Problem to solve: Write out the material exactly, leaving every picture behind.

──────────

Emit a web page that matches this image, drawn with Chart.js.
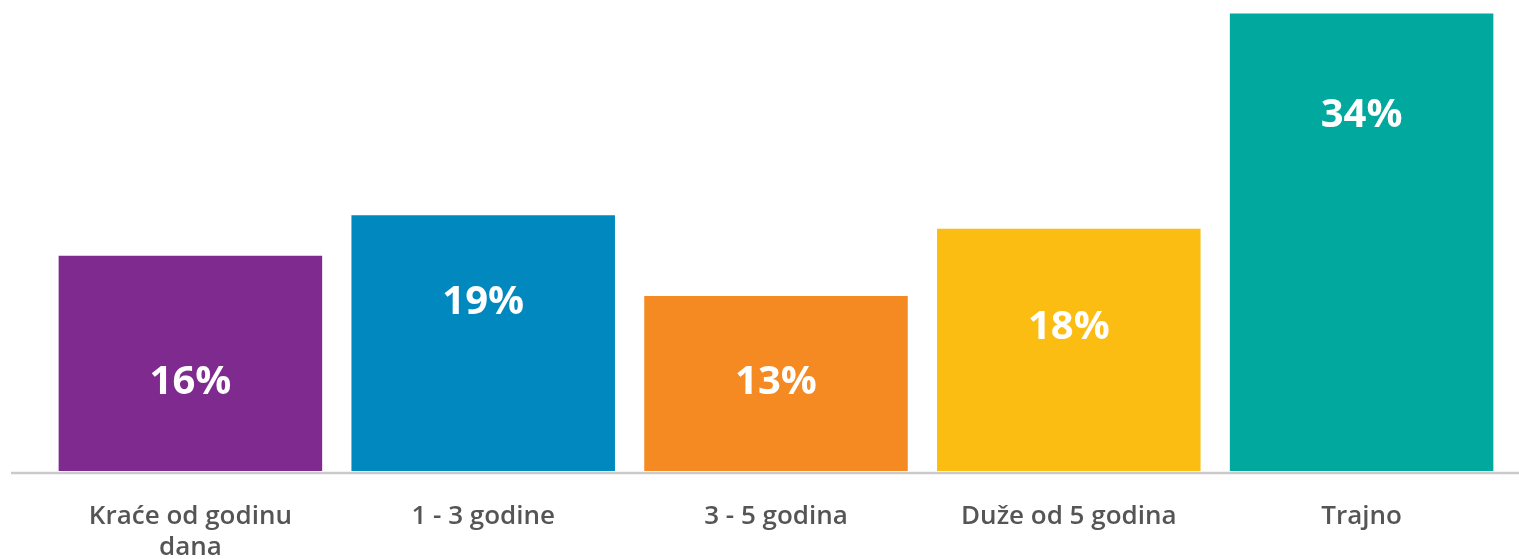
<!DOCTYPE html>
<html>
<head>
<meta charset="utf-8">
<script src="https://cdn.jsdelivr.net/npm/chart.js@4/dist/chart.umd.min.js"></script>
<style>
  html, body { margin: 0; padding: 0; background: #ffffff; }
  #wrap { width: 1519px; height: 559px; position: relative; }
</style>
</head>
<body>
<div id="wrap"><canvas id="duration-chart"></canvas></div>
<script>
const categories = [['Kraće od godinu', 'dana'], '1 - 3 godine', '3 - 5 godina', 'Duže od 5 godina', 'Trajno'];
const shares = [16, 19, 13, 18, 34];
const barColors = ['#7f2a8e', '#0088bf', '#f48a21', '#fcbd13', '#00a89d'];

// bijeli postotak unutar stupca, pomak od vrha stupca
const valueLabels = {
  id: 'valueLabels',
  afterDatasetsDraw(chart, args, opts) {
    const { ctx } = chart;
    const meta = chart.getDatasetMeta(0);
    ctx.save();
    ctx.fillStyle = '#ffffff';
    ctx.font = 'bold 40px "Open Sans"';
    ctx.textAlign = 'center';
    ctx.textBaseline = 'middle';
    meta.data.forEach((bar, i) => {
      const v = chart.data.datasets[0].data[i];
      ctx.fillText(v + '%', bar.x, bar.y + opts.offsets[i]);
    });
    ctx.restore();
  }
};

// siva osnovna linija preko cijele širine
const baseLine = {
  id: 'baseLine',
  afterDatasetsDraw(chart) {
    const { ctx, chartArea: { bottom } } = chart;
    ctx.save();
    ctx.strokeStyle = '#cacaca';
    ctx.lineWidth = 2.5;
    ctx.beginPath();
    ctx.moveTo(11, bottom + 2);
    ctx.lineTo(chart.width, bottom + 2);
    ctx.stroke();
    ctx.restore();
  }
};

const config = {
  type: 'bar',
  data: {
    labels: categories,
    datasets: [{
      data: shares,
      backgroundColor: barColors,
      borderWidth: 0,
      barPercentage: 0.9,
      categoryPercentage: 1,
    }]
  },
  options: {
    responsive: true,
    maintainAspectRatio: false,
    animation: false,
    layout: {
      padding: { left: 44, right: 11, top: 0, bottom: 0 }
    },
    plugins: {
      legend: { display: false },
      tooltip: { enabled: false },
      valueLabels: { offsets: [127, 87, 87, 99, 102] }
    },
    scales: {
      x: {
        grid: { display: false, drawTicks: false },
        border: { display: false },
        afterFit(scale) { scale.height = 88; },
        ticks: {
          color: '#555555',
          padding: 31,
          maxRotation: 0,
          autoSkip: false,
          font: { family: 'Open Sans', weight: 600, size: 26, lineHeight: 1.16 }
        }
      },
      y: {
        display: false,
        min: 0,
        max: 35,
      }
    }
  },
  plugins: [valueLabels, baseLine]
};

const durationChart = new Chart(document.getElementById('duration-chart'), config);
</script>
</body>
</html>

──────────

Solution below:
Emit a web page that matches this image, drawn with Chart.js.
<!DOCTYPE html>
<html>
<head>
<meta charset="utf-8">
<script src="https://cdn.jsdelivr.net/npm/chart.js@4/dist/chart.umd.min.js"></script>
<style>
  html, body { margin: 0; padding: 0; background: #ffffff; }
  #wrap { width: 1519px; height: 559px; position: relative; }
</style>
</head>
<body>
<div id="wrap"><canvas id="duration-chart"></canvas></div>
<script>
const categories = [['Kraće od godinu', 'dana'], '1 - 3 godine', '3 - 5 godina', 'Duže od 5 godina', 'Trajno'];
const shares = [16, 19, 13, 18, 34];
const barColors = ['#7f2a8e', '#0088bf', '#f48a21', '#fcbd13', '#00a89d'];

// bijeli postotak unutar stupca, pomak od vrha stupca
const valueLabels = {
  id: 'valueLabels',
  afterDatasetsDraw(chart, args, opts) {
    const { ctx } = chart;
    const meta = chart.getDatasetMeta(0);
    ctx.save();
    ctx.fillStyle = '#ffffff';
    ctx.font = 'bold 40px "Open Sans"';
    ctx.textAlign = 'center';
    ctx.textBaseline = 'middle';
    meta.data.forEach((bar, i) => {
      const v = chart.data.datasets[0].data[i];
      ctx.fillText(v + '%', bar.x, bar.y + opts.offsets[i]);
    });
    ctx.restore();
  }
};

// siva osnovna linija preko cijele širine
const baseLine = {
  id: 'baseLine',
  afterDatasetsDraw(chart) {
    const { ctx, chartArea: { bottom } } = chart;
    ctx.save();
    ctx.strokeStyle = '#cacaca';
    ctx.lineWidth = 2.5;
    ctx.beginPath();
    ctx.moveTo(11, bottom + 2);
    ctx.lineTo(chart.width, bottom + 2);
    ctx.stroke();
    ctx.restore();
  }
};

const config = {
  type: 'bar',
  data: {
    labels: categories,
    datasets: [{
      data: shares,
      backgroundColor: barColors,
      borderWidth: 0,
      barPercentage: 0.9,
      categoryPercentage: 1,
    }]
  },
  options: {
    responsive: true,
    maintainAspectRatio: false,
    animation: false,
    layout: {
      padding: { left: 44, right: 11, top: 0, bottom: 0 }
    },
    plugins: {
      legend: { display: false },
      tooltip: { enabled: false },
      valueLabels: { offsets: [127, 87, 87, 99, 102] }
    },
    scales: {
      x: {
        grid: { display: false, drawTicks: false },
        border: { display: false },
        afterFit(scale) { scale.height = 88; },
        ticks: {
          color: '#555555',
          padding: 31,
          maxRotation: 0,
          autoSkip: false,
          font: { family: 'Open Sans', weight: 600, size: 26, lineHeight: 1.16 }
        }
      },
      y: {
        display: false,
        min: 0,
        max: 35,
      }
    }
  },
  plugins: [valueLabels, baseLine]
};

const durationChart = new Chart(document.getElementById('duration-chart'), config);
</script>
</body>
</html>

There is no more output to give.